# Task instructions:
Write out the data below in full, unchanged, minus the images.

# Dataset excerpt:
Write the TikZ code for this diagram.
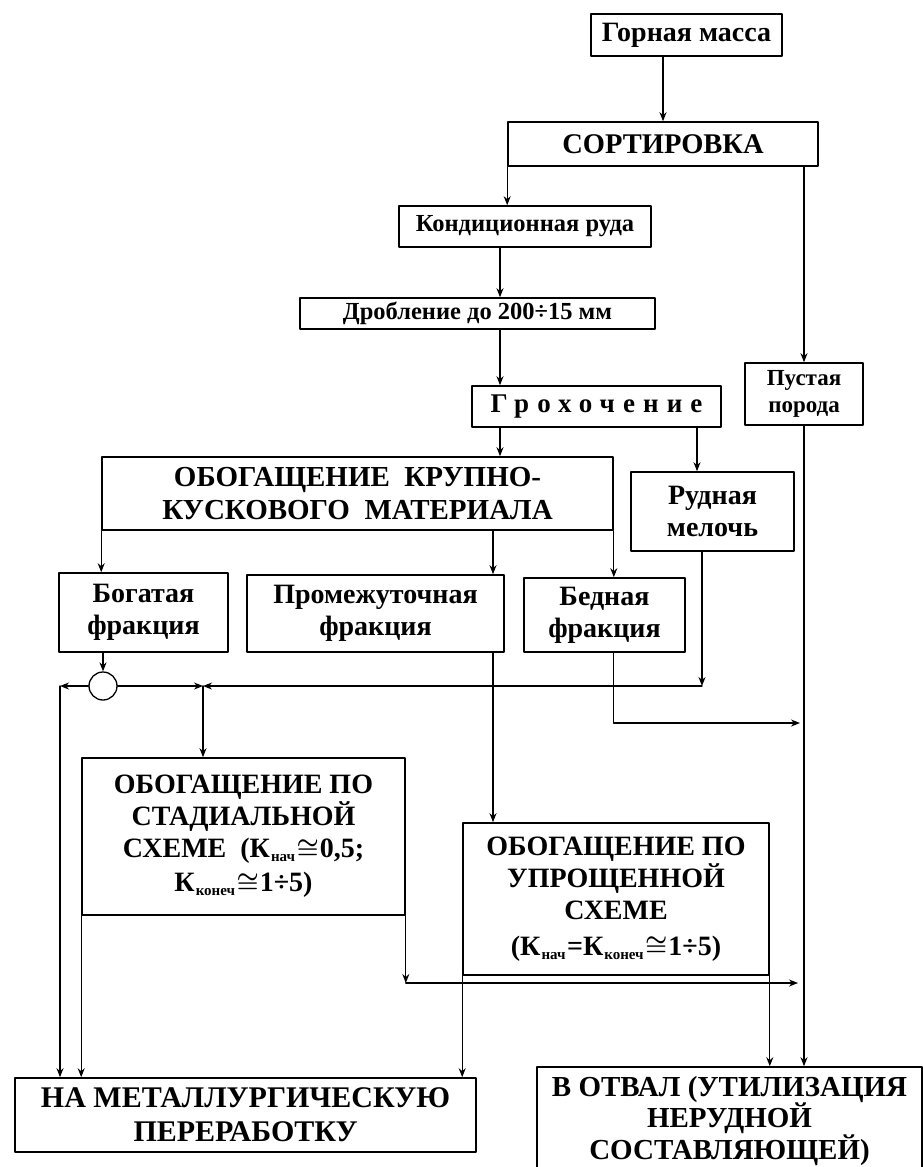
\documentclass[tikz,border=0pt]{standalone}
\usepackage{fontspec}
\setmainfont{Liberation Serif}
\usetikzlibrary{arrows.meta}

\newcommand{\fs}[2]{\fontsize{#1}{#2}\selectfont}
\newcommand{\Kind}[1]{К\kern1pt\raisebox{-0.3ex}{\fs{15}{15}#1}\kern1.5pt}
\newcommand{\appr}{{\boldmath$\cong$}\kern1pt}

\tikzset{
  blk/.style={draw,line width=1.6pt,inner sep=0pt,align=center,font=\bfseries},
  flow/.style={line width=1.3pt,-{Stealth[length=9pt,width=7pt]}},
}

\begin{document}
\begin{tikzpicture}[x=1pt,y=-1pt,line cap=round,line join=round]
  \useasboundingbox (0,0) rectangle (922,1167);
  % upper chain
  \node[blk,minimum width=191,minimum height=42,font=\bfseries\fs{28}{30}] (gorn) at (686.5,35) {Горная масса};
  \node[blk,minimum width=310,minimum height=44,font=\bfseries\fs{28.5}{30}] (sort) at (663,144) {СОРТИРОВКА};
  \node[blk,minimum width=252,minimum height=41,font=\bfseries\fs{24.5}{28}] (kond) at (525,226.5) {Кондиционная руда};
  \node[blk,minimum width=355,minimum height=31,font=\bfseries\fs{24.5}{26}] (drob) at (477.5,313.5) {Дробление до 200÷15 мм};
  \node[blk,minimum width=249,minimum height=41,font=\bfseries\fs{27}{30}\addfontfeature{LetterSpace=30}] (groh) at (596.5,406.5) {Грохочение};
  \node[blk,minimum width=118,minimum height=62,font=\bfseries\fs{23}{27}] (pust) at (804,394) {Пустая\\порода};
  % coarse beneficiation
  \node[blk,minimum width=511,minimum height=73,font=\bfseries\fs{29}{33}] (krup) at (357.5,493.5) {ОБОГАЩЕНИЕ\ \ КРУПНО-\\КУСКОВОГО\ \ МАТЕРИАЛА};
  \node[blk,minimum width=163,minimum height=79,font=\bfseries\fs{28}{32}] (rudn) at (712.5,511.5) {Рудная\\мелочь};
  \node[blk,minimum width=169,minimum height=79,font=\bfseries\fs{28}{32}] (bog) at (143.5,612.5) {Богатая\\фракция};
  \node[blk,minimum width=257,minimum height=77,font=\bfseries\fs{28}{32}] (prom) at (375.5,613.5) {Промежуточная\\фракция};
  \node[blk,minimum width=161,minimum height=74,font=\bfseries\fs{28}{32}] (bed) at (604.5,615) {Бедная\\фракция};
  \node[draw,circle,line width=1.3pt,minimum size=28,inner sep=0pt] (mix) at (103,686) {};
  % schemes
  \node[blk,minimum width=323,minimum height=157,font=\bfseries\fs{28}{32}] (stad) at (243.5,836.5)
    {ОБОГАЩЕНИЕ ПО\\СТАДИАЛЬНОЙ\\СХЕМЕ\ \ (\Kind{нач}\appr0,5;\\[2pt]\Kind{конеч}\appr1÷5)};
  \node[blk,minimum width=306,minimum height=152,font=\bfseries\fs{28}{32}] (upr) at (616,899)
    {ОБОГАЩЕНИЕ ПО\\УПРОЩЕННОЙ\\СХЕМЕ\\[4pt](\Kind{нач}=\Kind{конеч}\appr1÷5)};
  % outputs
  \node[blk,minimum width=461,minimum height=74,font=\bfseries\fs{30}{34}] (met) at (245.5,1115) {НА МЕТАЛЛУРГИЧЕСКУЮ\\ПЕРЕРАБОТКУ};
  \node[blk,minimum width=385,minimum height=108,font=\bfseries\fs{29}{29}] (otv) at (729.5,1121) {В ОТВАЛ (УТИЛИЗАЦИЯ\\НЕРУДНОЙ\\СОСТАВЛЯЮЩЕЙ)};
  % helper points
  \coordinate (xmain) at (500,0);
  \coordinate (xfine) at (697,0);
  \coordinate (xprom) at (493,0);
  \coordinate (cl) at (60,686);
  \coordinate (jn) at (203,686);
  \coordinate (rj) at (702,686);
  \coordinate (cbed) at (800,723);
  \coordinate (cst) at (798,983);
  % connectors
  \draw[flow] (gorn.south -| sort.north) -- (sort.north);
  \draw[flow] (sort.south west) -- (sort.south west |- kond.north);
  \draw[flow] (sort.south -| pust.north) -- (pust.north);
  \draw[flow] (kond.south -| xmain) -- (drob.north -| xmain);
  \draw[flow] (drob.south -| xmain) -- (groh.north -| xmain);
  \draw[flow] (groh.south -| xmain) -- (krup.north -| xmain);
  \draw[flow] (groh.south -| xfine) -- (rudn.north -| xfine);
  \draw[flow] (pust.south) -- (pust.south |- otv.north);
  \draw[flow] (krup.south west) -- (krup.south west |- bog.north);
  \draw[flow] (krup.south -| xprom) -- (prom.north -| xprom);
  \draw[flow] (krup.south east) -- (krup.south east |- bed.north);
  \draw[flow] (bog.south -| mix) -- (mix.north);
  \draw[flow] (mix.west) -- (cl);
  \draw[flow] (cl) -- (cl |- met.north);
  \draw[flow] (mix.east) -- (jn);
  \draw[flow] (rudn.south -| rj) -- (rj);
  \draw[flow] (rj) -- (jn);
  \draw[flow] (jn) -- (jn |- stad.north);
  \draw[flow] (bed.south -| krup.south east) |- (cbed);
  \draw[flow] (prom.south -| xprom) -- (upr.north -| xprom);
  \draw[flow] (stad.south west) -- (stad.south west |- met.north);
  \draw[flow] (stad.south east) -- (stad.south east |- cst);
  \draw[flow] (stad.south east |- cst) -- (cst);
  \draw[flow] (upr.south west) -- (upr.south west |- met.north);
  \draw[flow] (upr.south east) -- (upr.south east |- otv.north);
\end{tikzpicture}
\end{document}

# Output for this task:
Write the TikZ code for this diagram.
\documentclass[tikz,border=0pt]{standalone}
\usepackage{fontspec}
\setmainfont{Liberation Serif}
\usetikzlibrary{arrows.meta}

\newcommand{\fs}[2]{\fontsize{#1}{#2}\selectfont}
\newcommand{\Kind}[1]{К\kern1pt\raisebox{-0.3ex}{\fs{15}{15}#1}\kern1.5pt}
\newcommand{\appr}{{\boldmath$\cong$}\kern1pt}

\tikzset{
  blk/.style={draw,line width=1.6pt,inner sep=0pt,align=center,font=\bfseries},
  flow/.style={line width=1.3pt,-{Stealth[length=9pt,width=7pt]}},
}

\begin{document}
\begin{tikzpicture}[x=1pt,y=-1pt,line cap=round,line join=round]
  \useasboundingbox (0,0) rectangle (922,1167);
  % upper chain
  \node[blk,minimum width=191,minimum height=42,font=\bfseries\fs{28}{30}] (gorn) at (686.5,35) {Горная масса};
  \node[blk,minimum width=310,minimum height=44,font=\bfseries\fs{28.5}{30}] (sort) at (663,144) {СОРТИРОВКА};
  \node[blk,minimum width=252,minimum height=41,font=\bfseries\fs{24.5}{28}] (kond) at (525,226.5) {Кондиционная руда};
  \node[blk,minimum width=355,minimum height=31,font=\bfseries\fs{24.5}{26}] (drob) at (477.5,313.5) {Дробление до 200÷15 мм};
  \node[blk,minimum width=249,minimum height=41,font=\bfseries\fs{27}{30}\addfontfeature{LetterSpace=30}] (groh) at (596.5,406.5) {Грохочение};
  \node[blk,minimum width=118,minimum height=62,font=\bfseries\fs{23}{27}] (pust) at (804,394) {Пустая\\порода};
  % coarse beneficiation
  \node[blk,minimum width=511,minimum height=73,font=\bfseries\fs{29}{33}] (krup) at (357.5,493.5) {ОБОГАЩЕНИЕ\ \ КРУПНО-\\КУСКОВОГО\ \ МАТЕРИАЛА};
  \node[blk,minimum width=163,minimum height=79,font=\bfseries\fs{28}{32}] (rudn) at (712.5,511.5) {Рудная\\мелочь};
  \node[blk,minimum width=169,minimum height=79,font=\bfseries\fs{28}{32}] (bog) at (143.5,612.5) {Богатая\\фракция};
  \node[blk,minimum width=257,minimum height=77,font=\bfseries\fs{28}{32}] (prom) at (375.5,613.5) {Промежуточная\\фракция};
  \node[blk,minimum width=161,minimum height=74,font=\bfseries\fs{28}{32}] (bed) at (604.5,615) {Бедная\\фракция};
  \node[draw,circle,line width=1.3pt,minimum size=28,inner sep=0pt] (mix) at (103,686) {};
  % schemes
  \node[blk,minimum width=323,minimum height=157,font=\bfseries\fs{28}{32}] (stad) at (243.5,836.5)
    {ОБОГАЩЕНИЕ ПО\\СТАДИАЛЬНОЙ\\СХЕМЕ\ \ (\Kind{нач}\appr0,5;\\[2pt]\Kind{конеч}\appr1÷5)};
  \node[blk,minimum width=306,minimum height=152,font=\bfseries\fs{28}{32}] (upr) at (616,899)
    {ОБОГАЩЕНИЕ ПО\\УПРОЩЕННОЙ\\СХЕМЕ\\[4pt](\Kind{нач}=\Kind{конеч}\appr1÷5)};
  % outputs
  \node[blk,minimum width=461,minimum height=74,font=\bfseries\fs{30}{34}] (met) at (245.5,1115) {НА МЕТАЛЛУРГИЧЕСКУЮ\\ПЕРЕРАБОТКУ};
  \node[blk,minimum width=385,minimum height=108,font=\bfseries\fs{29}{29}] (otv) at (729.5,1121) {В ОТВАЛ (УТИЛИЗАЦИЯ\\НЕРУДНОЙ\\СОСТАВЛЯЮЩЕЙ)};
  % helper points
  \coordinate (xmain) at (500,0);
  \coordinate (xfine) at (697,0);
  \coordinate (xprom) at (493,0);
  \coordinate (cl) at (60,686);
  \coordinate (jn) at (203,686);
  \coordinate (rj) at (702,686);
  \coordinate (cbed) at (800,723);
  \coordinate (cst) at (798,983);
  % connectors
  \draw[flow] (gorn.south -| sort.north) -- (sort.north);
  \draw[flow] (sort.south west) -- (sort.south west |- kond.north);
  \draw[flow] (sort.south -| pust.north) -- (pust.north);
  \draw[flow] (kond.south -| xmain) -- (drob.north -| xmain);
  \draw[flow] (drob.south -| xmain) -- (groh.north -| xmain);
  \draw[flow] (groh.south -| xmain) -- (krup.north -| xmain);
  \draw[flow] (groh.south -| xfine) -- (rudn.north -| xfine);
  \draw[flow] (pust.south) -- (pust.south |- otv.north);
  \draw[flow] (krup.south west) -- (krup.south west |- bog.north);
  \draw[flow] (krup.south -| xprom) -- (prom.north -| xprom);
  \draw[flow] (krup.south east) -- (krup.south east |- bed.north);
  \draw[flow] (bog.south -| mix) -- (mix.north);
  \draw[flow] (mix.west) -- (cl);
  \draw[flow] (cl) -- (cl |- met.north);
  \draw[flow] (mix.east) -- (jn);
  \draw[flow] (rudn.south -| rj) -- (rj);
  \draw[flow] (rj) -- (jn);
  \draw[flow] (jn) -- (jn |- stad.north);
  \draw[flow] (bed.south -| krup.south east) |- (cbed);
  \draw[flow] (prom.south -| xprom) -- (upr.north -| xprom);
  \draw[flow] (stad.south west) -- (stad.south west |- met.north);
  \draw[flow] (stad.south east) -- (stad.south east |- cst);
  \draw[flow] (stad.south east |- cst) -- (cst);
  \draw[flow] (upr.south west) -- (upr.south west |- met.north);
  \draw[flow] (upr.south east) -- (upr.south east |- otv.north);
\end{tikzpicture}
\end{document}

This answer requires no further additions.